Requirement: Pick out every line in the data below that holds "React".
========
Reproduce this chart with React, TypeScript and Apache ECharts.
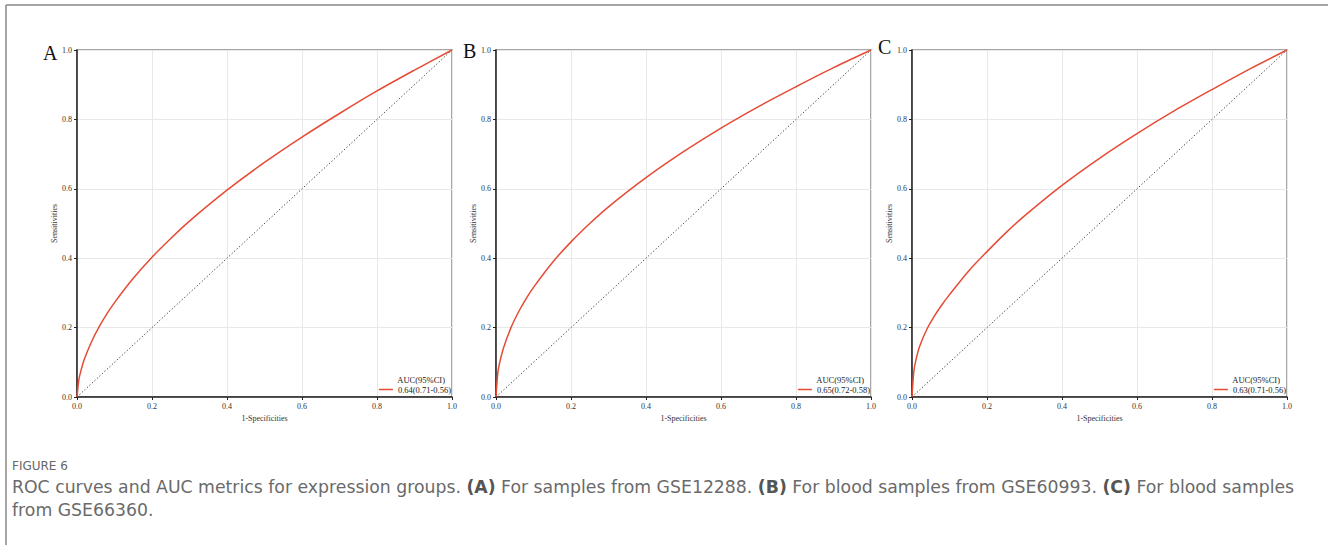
import React, { useEffect, useRef } from "react";
import * as echarts from "echarts";

const fpr = [0, 0.005, 0.01, 0.02, 0.04, 0.06, 0.08, 0.1, 0.15, 0.2, 0.25, 0.3, 0.4, 0.5, 0.6, 0.7, 0.8, 0.9, 1.0];
const tprA = [0, 0.05, 0.074, 0.11, 0.162, 0.204, 0.24, 0.272, 0.342, 0.403, 0.457, 0.507, 0.596, 0.676, 0.749, 0.817, 0.882, 0.942, 1.0];
const tprB = [0, 0.071, 0.1, 0.141, 0.2, 0.245, 0.283, 0.316, 0.387, 0.447, 0.5, 0.548, 0.632, 0.707, 0.775, 0.837, 0.894, 0.949, 1.0];
const tprC = [0, 0.075, 0.105, 0.145, 0.196, 0.234, 0.266, 0.295, 0.362, 0.419, 0.473, 0.522, 0.61, 0.688, 0.759, 0.825, 0.886, 0.945, 1.0];
const diag = [0, 1];
const panelLetters = ["A", "B", "C"];
const aucLabels = ["0.64(0.71-0.56)", "0.65(0.72-0.58)", "0.63(0.71-0.56)"];

const SERIF = '"Liberation Serif", "DejaVu Serif", serif';
const SANS = '"DejaVu Sans", "Open Sans", sans-serif';
const RED = "#E64B35";

export default function App() {
  const ref = useRef<HTMLDivElement>(null);
  useEffect(() => {
    if (!ref.current) return;
    const chart = echarts.init(ref.current, null, { renderer: "svg" });
    const lefts = [77, 496, 912];
    const letterY = [53, 51, 47];
    const letterX = [43, 463, 878];
    const W = 375, H = 347, TOP = 50;
    const tprs = [tprA, tprB, tprC];

    const grids = lefts.map((l) => ({
      left: l, top: TOP, width: W, height: H,
      show: true, borderColor: "#8a8a8a", borderWidth: 1.5, backgroundColor: "transparent",
    }));
    const axisCommon = {
      type: "value" as const, min: 0, max: 1, interval: 0.2,
      axisLine: { show: true, onZero: false, lineStyle: { color: "#222", width: 1.5 } },
      axisTick: { show: true, length: 3, lineStyle: { color: "#222" } },
      splitLine: { show: true, lineStyle: { color: "#e8e8e8", width: 1 } },
      axisLabel: { fontFamily: SERIF, fontSize: 8, color: "#333", margin: 5, formatter: (v: number) => v.toFixed(1) },
      nameTextStyle: { fontFamily: SERIF, fontSize: 8, color: "#333" },
    };
    const xAxis = lefts.map((_, i) => ({
      ...axisCommon, gridIndex: i, name: "1-Specificities", nameLocation: "middle", nameGap: 14,
    }));
    const yAxis = lefts.map((_, i) => ({
      ...axisCommon, gridIndex: i, name: "Sensitivities", nameLocation: "middle", nameGap: 18,
    }));
    const series: any[] = [];
    lefts.forEach((_, i) => {
      series.push({
        type: "line", name: aucLabels[i], xAxisIndex: i, yAxisIndex: i,
        data: fpr.map((x, k) => [x, tprs[i][k]]),
        smooth: 0.3, symbol: "none",
        lineStyle: { color: RED, width: 1.5 }, itemStyle: { color: RED }, z: 3,
      });
      series.push({
        type: "line", name: "diag" + i, xAxisIndex: i, yAxisIndex: i,
        data: diag.map((v) => [v, v]), symbol: "none",
        lineStyle: { color: "#333", width: 1, type: [1.2, 2.2] }, z: 2,
      });
    });
    const legend = lefts.map((l, i) => ({
      data: [aucLabels[i]], right: 1328 - (l + W) + 1, top: 385, padding: 0,
      icon: "rect", itemWidth: 14, itemHeight: 1.5, itemGap: 0,
      textStyle: { fontFamily: SERIF, fontSize: 8.5, color: "#222", padding: [0, 0, 0, 0] },
      selectedMode: false,
    }));
    const graphic: any[] = [
      { type: "line", shape: { x1: 6, y1: 5, x2: 1328, y2: 5 }, style: { stroke: "#888", lineWidth: 1.5 } },
      { type: "line", shape: { x1: 6, y1: 5, x2: 6, y2: 545 }, style: { stroke: "#888", lineWidth: 1.5 } },
      { type: "text", x: 12, y: 466, style: { text: "FIGURE 6", font: `12px ${SANS}`, fill: "#666", verticalAlign: "middle" } },
      {
        type: "text", x: 12, y: 487,
        style: {
          text: "ROC curves and AUC metrics for expression groups. {b|(A)} For samples from GSE12288. {b|(B)} For blood samples from GSE60993. {b|(C)} For blood samples",
          font: `17.3px ${SANS}`, fill: "#6a6a6a", verticalAlign: "middle",
          rich: { b: { fontFamily: SANS, fontSize: 17.3, fontWeight: "bold", fill: "#555" } },
        },
      },
      {
        type: "text", x: 12, y: 510,
        style: { text: "from GSE66360.", font: `17.3px ${SANS}`, fill: "#6a6a6a", verticalAlign: "middle" },
      },
    ];
    lefts.forEach((l, i) => {
      graphic.push({
        type: "text", x: letterX[i], y: letterY[i],
        style: { text: panelLetters[i], font: `20px ${SERIF}`, fill: "#111", verticalAlign: "middle" },
      });
      graphic.push({
        type: "text", x: l + W - 7, y: 380,
        style: { text: "AUC(95%CI)", font: `8.5px ${SERIF}`, fill: "#222", align: "right", verticalAlign: "middle" },
      });
    });
    chart.setOption({
      animation: false,
      backgroundColor: "#fff",
      grid: grids, xAxis, yAxis, series, legend, graphic,
    });
    return () => chart.dispose();
  }, []);
  return <div ref={ref} style={{ position: "absolute", left: 0, top: 0, width: 1328, height: 545 }} />;
}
========
Expected output:
Reproduce this chart with React, TypeScript and Apache ECharts.
import React, { useEffect, useRef } from "react";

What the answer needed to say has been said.